Video Transcription:
I know this book isn’t fiction. But just because Wiesel’s story is an autobiography doesn’t mean there aren’t symbols. Don’t worry, though. The most important symbol in this story appears right in the book’s title: Night.
Do you think it’s a coincidence that night falls in Chapter 1 just as the Jews are about to discover their fate—that the Nazis are shipping them out of the ghetto to who-knows-where?
Darkness makes anyone feel afraid. But in this book, night doesn’t just symbolize fear. Wiesel mentions the presence of night whenever the suffering is at its most extreme. So night symbolizes suffering, but it also symbolizes a world without God.
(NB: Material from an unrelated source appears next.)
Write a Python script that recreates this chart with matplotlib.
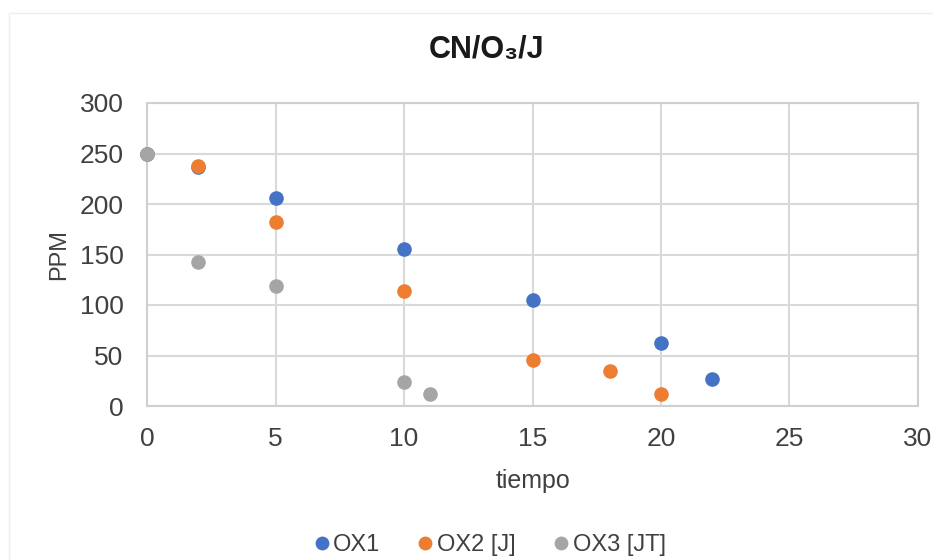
import matplotlib
matplotlib.use("Agg")
import matplotlib.pyplot as plt
from matplotlib.patches import Rectangle

plt.rcParams['font.family'] = ['Liberation Sans', 'DejaVu Sans']

title = "CN/O₃/J"
x_label = "tiempo"
y_label = "PPM"

ox1_t = [0, 2, 5, 10, 15, 20, 22]
ox1_ppm = [250, 237, 206, 155, 105, 62, 27]
ox2_t = [0, 2, 5, 10, 15, 18, 20]
ox2_ppm = [250, 238, 182, 114, 46, 35, 12]
ox3_t = [0, 2, 5, 10, 11]
ox3_ppm = [250, 143, 119, 24, 12]

series_names = ["OX1", "OX2 [J]", "OX3 [JT]"]
colors = ["#4472C4", "#ED7D31", "#A5A5A5"]

x_ticks = [0, 5, 10, 15, 20, 25, 30]
y_ticks = [0, 50, 100, 150, 200, 250, 300]

fig = plt.figure(figsize=(9.33, 5.6), dpi=100)
fig.patches.append(Rectangle((9/933, -0.1), 1.2, 1 - 13/560 + 0.1, transform=fig.transFigure,
                             fill=False, edgecolor="#eeeeee", linewidth=1.0))
ax = fig.add_axes([147/933, 1 - 406/560, (918 - 147)/933, (406 - 103)/560])

txt = "#404040"
for (xs, ys), name, c in zip([(ox1_t, ox1_ppm), (ox2_t, ox2_ppm), (ox3_t, ox3_ppm)], series_names, colors):
    ax.plot(xs, ys, linestyle="none", marker="o", markersize=10.5, color=c,
            markeredgewidth=0, label=name, zorder=3, clip_on=False)

ax.set_xlim(0, 30)
ax.set_ylim(0, 300)
ax.set_xticks(x_ticks)
ax.set_yticks(y_ticks)
ax.grid(True, color="#d9d9d9", linewidth=1.5)
ax.set_axisbelow(True)
for s in ax.spines.values():
    s.set_color("#d0d0d0")
    s.set_linewidth(1.5)
ax.tick_params(length=0, labelsize=19, colors=txt)
ax.tick_params(axis='x', pad=15)
ax.tick_params(axis='y', pad=17)

ax.set_xlabel(x_label, fontsize=18, color=txt, labelpad=13)
ax.set_ylabel(y_label, fontsize=17, color=txt, labelpad=7)

fig.text(487/933, 1 - 50/560, title, ha="center", va="center", fontsize=22,
         fontweight="bold", color="#1a1a1a")

leg = fig.legend(loc="center", bbox_to_anchor=(490/933, 1 - 545/560), ncol=3, frameon=False,
                 fontsize=17, handlelength=0.6, handletextpad=0.2, columnspacing=1.6,
                 markerscale=0.95)
for t in leg.get_texts():
    t.set_color(txt)

fig.savefig("out.png", dpi=100)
OK, that may sound like a bit of a leap, but keep in mind that this is a story built on a foundation of faith. And in the Bible, God’s first act in the story of creation is to create light—and to divide the light from the darkness. In other words, God gets rid of the darkness and makes His presence known.
That’s why, in this story, night, or darkness, represents the absence of God. It’s not just suffering that Eliezer experiences when he and the other prisoners begin their horrible run to Buna. (That’s at the beginning of Chapter 6, when the night is “pitch-black.”) It’s also a feeling that night has fallen because God has deserted them and they are utterly alone.